So when a young woman I mentor asked if she could come over and talk to us about how John has navigated the crises and criticism of leadership with a “non-anxious presence” and how I have achieved the victory of not, you know…killing, any of those critics, we said, “of course!”
John’s temperament just naturally sets him up better for criticism, but he also has a lot of wisdom to share and I have a lot to learn. Our conversation made me reflect on some of the lessons
I’ve learned I am trying to learn about dealing with criticism.
Here are a few:
1. Buy yourself time. When someone attacks, say: “I need some time to process and pray about this in order to give you my best response and not my first reaction.” Along those same lines, never fight through email (yep, I’ve learned this the hard way).
2. Reflect and Process. Ask: What was the situation? What emotions did I experience? What judgments did I infer? What is true?
3. Inquire for better understanding.
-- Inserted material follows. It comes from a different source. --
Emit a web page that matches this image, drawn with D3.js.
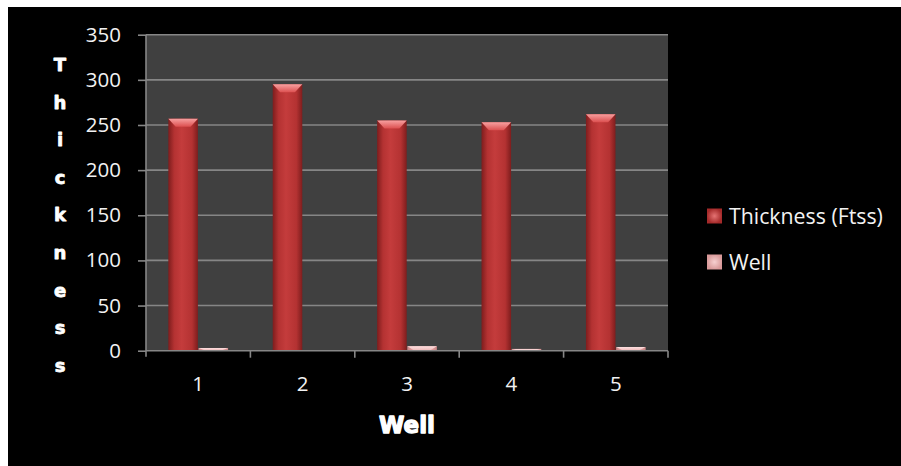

My default mode is to jump to the worst possible interpretation: “You are a terrible, worthless wormy failure of a human being.” It might be wise to ask if there’s a bit more nuance they’d like me to hear. Or there may be context neither of us fully understand before we talk further.
4. Take responsibility. Acknowledge your weaknesses and failures. Own your part in any problem. This will defuse criticism quicker than anything else. Keep a humble spirit.
5. Consider the source! Mark Batterson reminds me: “An insult from a fool is actually a compliment and a compliment from a fool is actually an insult.” Listen to the people who know you and love you. Make sure you have people in your life that can speak truth and hold you accountable.
6. Filter criticism. Erwin McManus says this: “Don’t let an arrow of criticism pierce your heart unless it passes through the filter of Scripture.” If criticism passes the biblical filter, then you better repent. If it doesn’t pass the filter test, then ignore it. Either way, make sure your heart stays soft.
Here’s the thing, though. All of these are strategies, but the root issue with criticism is identity. When we feel the ding of critique it’s often because we’re trying to protect our false self. It is only as we are confident of our true identity as “beloved child of God” that we will have a non-anxious presence, knowing that we have nothing to prove and nothing to lose.
What have you learned about handling criticism?